So the dream started off, or at least I became aware of it, and it was a sort of standard D&D-style dream. I appeared to be a shy little mage who was pretty good at explosions, and had a particular talent at manipulating rain and mist. I think my name was also Mist, so there we go. My group had a big, tough guy - the Fighter-type, I guess? - and a little fast guy, the Rogue-type, as well as a pair of twin kids who we'd managed to rescue who appeared to have a sort of joint talent with magic.
We were being hunted by/trying to find and destroy an enemy, this really powerful guy who was...some sort of Dark Lord? I don't remember exactly. We'd been trying to find him for a while. He had control over Basilisks, which were apparently ridiculously powerful there or something. Especially his trio of person guard-creatures, who were even more over-powered.
We'd been trying to hunt him down. We got two out of three maps necessary, or something like that, and went to this Court to try to talk the Queen and her people there into helping us out/giving us the third map. It was a beautiful place - sort of Indian-styled, I guess? And Indian like India, not like Native America. So we talked to her, and I think the boys (not the kids) had to prove themselves in a combat ring, but they did just fine. I was a mage, and so wasn't expected to fight, and the kids were kids. Finally she agreed to help, but before she let us go, she finally turned to me and made some trivial comment about there being a problem with my hair.
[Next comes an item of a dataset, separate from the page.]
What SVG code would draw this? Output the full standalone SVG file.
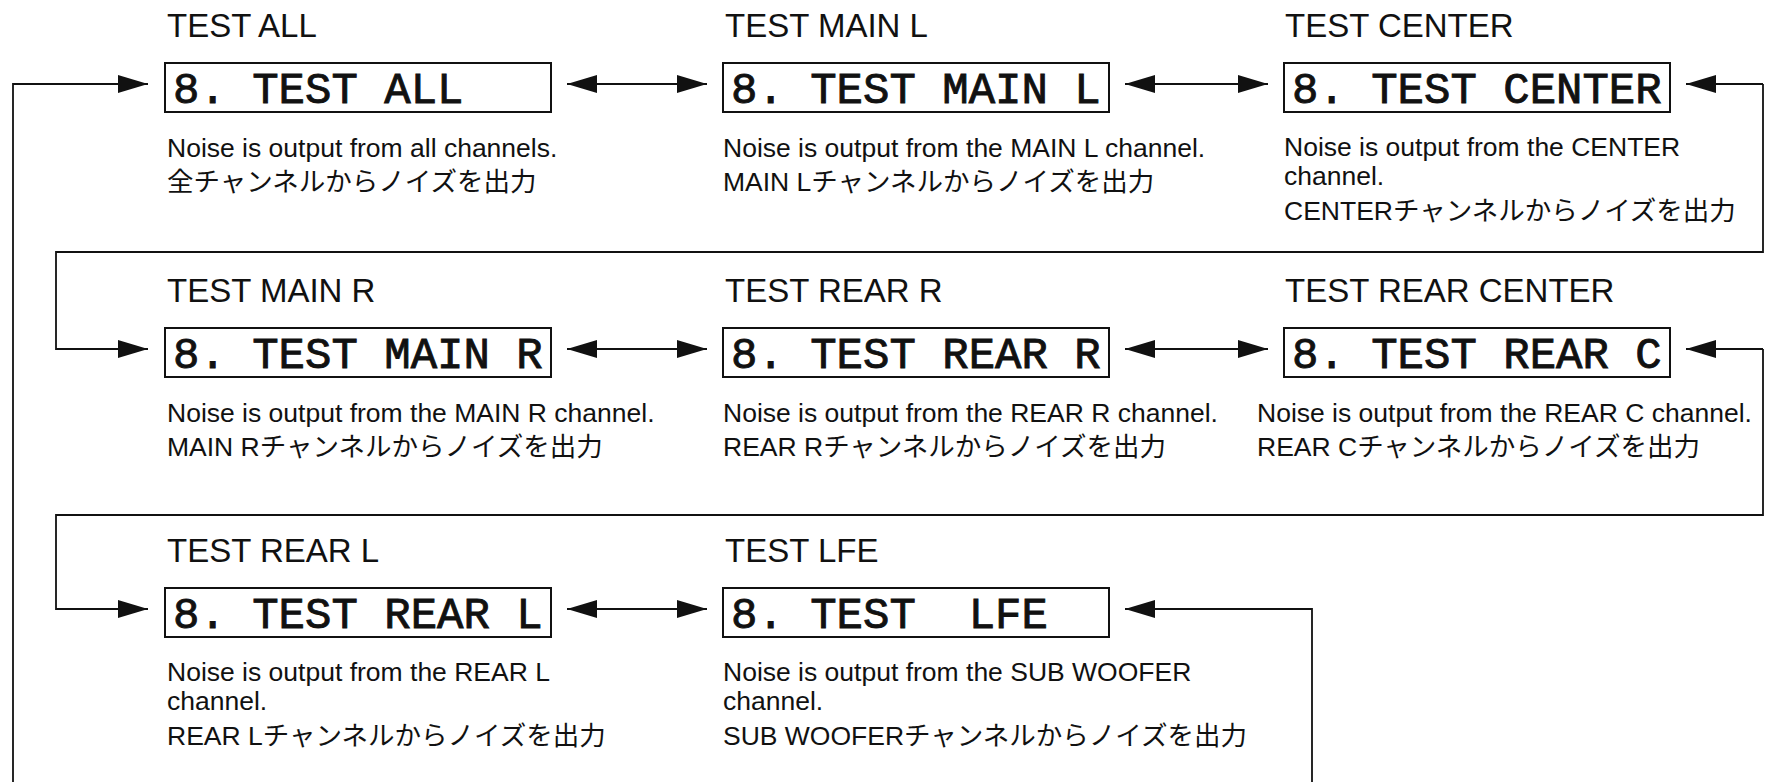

Since I'd apparently managed to hold on to my RL hair in there, the hair that I'm ridiculously proud of and pamper at every available opportunity, I immediately grabbed it and snarled that there was no way in hell that they were going to cut it. Then she laughed and said, "No, it's simply covered by (something? it sounded like gum, but I not bubble gum. meant dirt, and grease, so maybe grime)." Oh. Well, that's a lot more reasonable, since while we'd been able to wash our bodies, I hadn't really been able to do anything about my hair for a good long while. So I asked if there was anywhere I could go to freshen up. She pointed off to a series of four differently-colored curtains against the wall, and off I went. Well, not really curtains, more like four long sheets of fabric that might cover a door or window. They went down to the floor. I figured them for door-coverings or something.
Now, here's where the dream started to get weird. I got behind the cutains, and...it just looked like a series of four tall windows, each with a thin little seat, and the outside was dark so I could sort of see my reflection, which was odd, since there wasn't much light getting past the fabric. But still, how was I supposed to freshen up in there?
Then there was a flash of red light over in the far right alcove, so I headed over there, and each of the alcoves was color-coded to the fabric. On the far right was red, then orange, yellow, and green on the left. When I was there, I saw a woman waiting. She was...I don't really remember if she was an actual apparition, or maybe I only saw her in my reflection, or something. She was beautiful. Made up and covered in dangling strings of beads and gems, she was ruby-red and onyx, and not cruel but something that sent a shiver up my spine. And then she started questioning me about my time as an adventurer, and I guess I was so distracted by her being there rather than the wash-room I'd expected that I answered.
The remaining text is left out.